А Вошь, обжираясь, пузырила пузо,

Дрыща яйцами в ямки сел. (Стр. 19).

Сашка Лошадиных – матрос с броненосца,

Сиски в сетке, маузер, клеш. (Стр. 13).

Россия во чреве растила удар,

Разнесший ее христомордый образ. (Стр. 10).

…Апосля того сказал:

Дуй, босота, на базар,

Сграбим лошадь карию,

Накормим пролетарию. (Стр. 49).

Но эта стервятка, трах ее тах,

Любит эдак – между прочим.

(Лиза JIютце, 47)

Однако, в отчетный сборник за тридцать лет «Русская советская поэзия» (1917-47) ни одно из цитированных выше «произведений» Д. Бедного и И. Сельвинского не вошло.

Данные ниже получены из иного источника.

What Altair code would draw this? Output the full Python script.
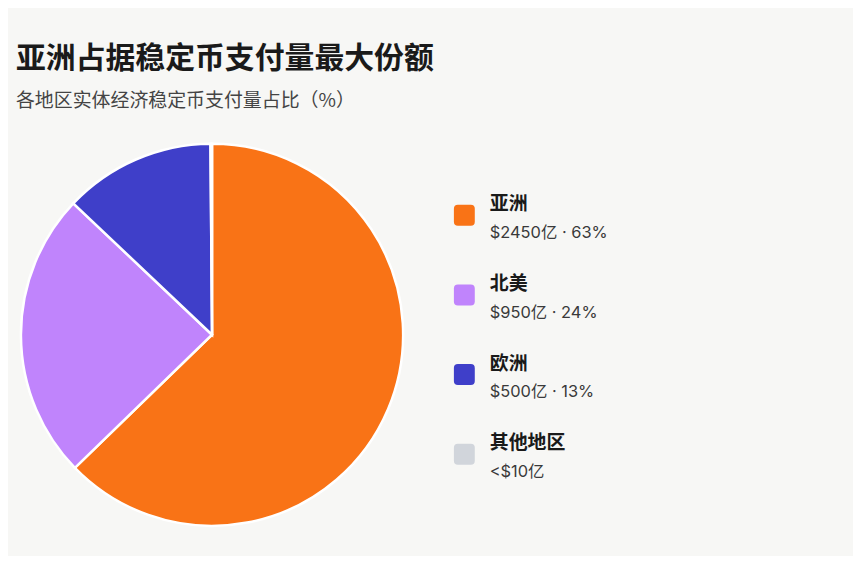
import altair as alt
import pandas as pd

# Data
regions = ["亚洲", "北美", "欧洲", "其他地区"]
amounts = [2450, 950, 500, 5]          # 亿美元 (其他地区 < 10亿)
value_labels = ["$2450亿 · 63%", "$950亿 · 24%", "$500亿 · 13%", "<$10亿"]
colors = ["#F97316", "#C084FC", "#3F3FC9", "#D1D5DB"]

title_text = "亚洲占据稳定币支付量最大份额"
subtitle_text = "各地区实体经济稳定币支付量占比（%）"

df = pd.DataFrame({
    "region": regions,
    "amount": amounts,
    "label": value_labels,
    "idx": list(range(len(regions))),
})

FONT = "Noto Sans CJK SC"
VFONT = "Inter, 'Noto Sans CJK SC'"
color_scale = alt.Scale(domain=regions, range=colors)

pie = alt.Chart(df).mark_arc(radius=192, stroke="white", strokeWidth=2.5).encode(
    theta=alt.Theta("amount:Q", stack=True),
    color=alt.Color("region:N", scale=color_scale, legend=None),
    order=alt.Order("idx:Q"),
).properties(width=390, height=384)

rounded_square = (
    "M -0.62,-1 H 0.62 Q 1,-1 1,-0.62 V 0.62 Q 1,1 0.62,1 H -0.62 "
    "Q -1,1 -1,0.62 V -0.62 Q -1,-1 -0.62,-1 Z"
)

ysc = alt.Scale(domain=regions, padding=0.9)
base = alt.Chart(df).encode(
    y=alt.Y("region:N", scale=ysc, axis=None, sort=regions)
)

squares = base.mark_point(
    shape=rounded_square, filled=True, size=441, opacity=1, strokeWidth=0
).encode(
    x=alt.value(20.5),
    color=alt.Color("region:N", scale=color_scale, legend=None),
)

names = base.mark_text(
    align="left", baseline="middle", font=FONT, fontSize=19,
    fontWeight="bold", color="#1a1a1a", dy=-11
).encode(x=alt.value(46), text="region:N")

values = base.mark_text(
    align="left", baseline="middle", font=VFONT, fontSize=16.5,
    color="#3a3a3a", dy=18
).encode(x=alt.value(46), text="label:N")

legend = alt.layer(squares, names, values).properties(width=403, height=384)

chart = alt.hconcat(pie, legend, spacing=36).properties(
    title=alt.Title(
        text=title_text,
        subtitle=subtitle_text,
        anchor="start",
        font=FONT,
        fontSize=30,
        fontWeight="bold",
        color="#1a1a1a",
        subtitleFont=FONT,
        subtitleFontSize=19,
        subtitleColor="#444444",
        subtitlePadding=18,
        offset=28,
    ),
    padding={"left": 8, "top": 35, "right": 8, "bottom": 24},
    background="#F7F7F5",
).configure_view(stroke=None)

chart.save("out.html", embed_options={"renderer": "svg", "actions": False})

Вообще во всем сборнике ясно чувствуется тенденция подобрать стихи, наиболее «идеологически-выдержанные», но не отклоняющиеся от норм общелитературного языка в соответствии с послевоенной политикой его очищения. Так, например, творчество Сельвинского, за исключением «Великого океана» (1932) представлено стихами 1940-44 гг., преимущественно с военно-патриотическои тематикой.